Starcraft told us the story before the gameplay, completely separating both concepts. Blizzard's design team needed to tell a story with small animations inside little frames and text, simulating strategic communications between races. The result was a perfect excuse for the gameplay. Each mission had an excuse to be, not only "destroy your enemy" but dressed like "we need to conquer this area in order to avoid the Zerg arriving with reinforcements".

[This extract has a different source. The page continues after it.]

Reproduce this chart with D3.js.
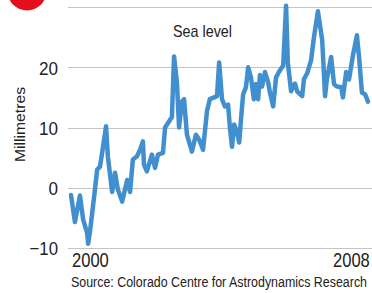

Ricardo Carretero, Tragnarion Studios


3. Final Fantasy VII

Final Fantasy VII is the first game I can remember that had a main character die as part of the unavoidable main story path, and the first game that truly moved me to think of games as a medium for creative expression in terms of the storyline's divergence from a linear path. Wonderful, simple storyline that manages to develop the nine characters available to the player to such a degree that you are truly able to describe individual and subtle nuances of their personalities. Side-quests and exploration leading to advances in characters' backstory, highly developed emotional attachment through narrative alone and the ability to really immerse a player deeply in every aspect of the world were features that I really hadn't seen before.

This was the first game that managed to envelop me as thoroughly as a novel could, and has made a lasting impact on me. To this day it is one of the only games that will provoke an emotional response when I hear music from the game (Aeris' theme) - an unmistakable sign of a wonderfully engaging storyline and full, attaching character development that has yet to be matched in my mind.

Ben Keen, Electronic Arts

Final Fantasy VII represented the greatest narrative jump forward for its time, both in terms of scope and depth. From the game's opening sequences, it was apparent that the steam enshrouded cityscape of Midgar was not only a breathtaking vista in and of itself, but provided a dark and brooding atmospheric setting for introducing the story's protagonists. As the dramatic elements unfolded, there were subtleties to the emotional tone of the characters that drew the player into the complex plot, and often elicited a deeply sympathetic response to their struggles. In a medium where a character dying is a customary occurrence, the death of Aeris was both unexpected and unexpectedly moving. These elements set new standards for the difficult process of incorporating compelling storytelling into an interactive world.

Anonymous


2. Half-Life

Half-Life is the obvious answer, not because it used movie-level production values or deep philosophical conundrums (those would be Metal Gear Solid 2 and Deus Ex, respectively), but because it chose to integrate the storytelling entirely into the gameplay. By eschewing dialogue trees and non-interactive cutscenes, Half-Life cut right to the meat of a FPS, and gave us a peek at what video games can be capable of.

Andrew Swan, Snow Goose Productions

Half-Life introduced a new high bar in immersing the player in a world where he is the hero.

Javier Heredia, DukWorld

Half-Life was the first FPS that used the strengths of the first person view to tell a decent story. The train ride intro was brilliant.

Corey Navage, Day 1 Studios


1. Deus Ex

Not only did Deus Ex include the feel of a branching story line, it also makes an attempt at changing the way your character acts and reacts based on previous actions. Everything from how many people you kill to whether or not you wander around in the women’s bathroom have an affect on other characters’dialog, and yours as well. The game achieved a sense of agency unmatched in any game previous and (in my opinion) every game since, including its own sequel. Just the fact that the plot never felt forced and that there were so many options available to the player throughout the game makes it certainly worth recognition as a quantum leap in game driven storytelling.

Deus Ex made the biggest quantum leap in story telling because it gave the player freedom to choose the method of playing through the story-line, whether the method is violent, sneaky, or skillful.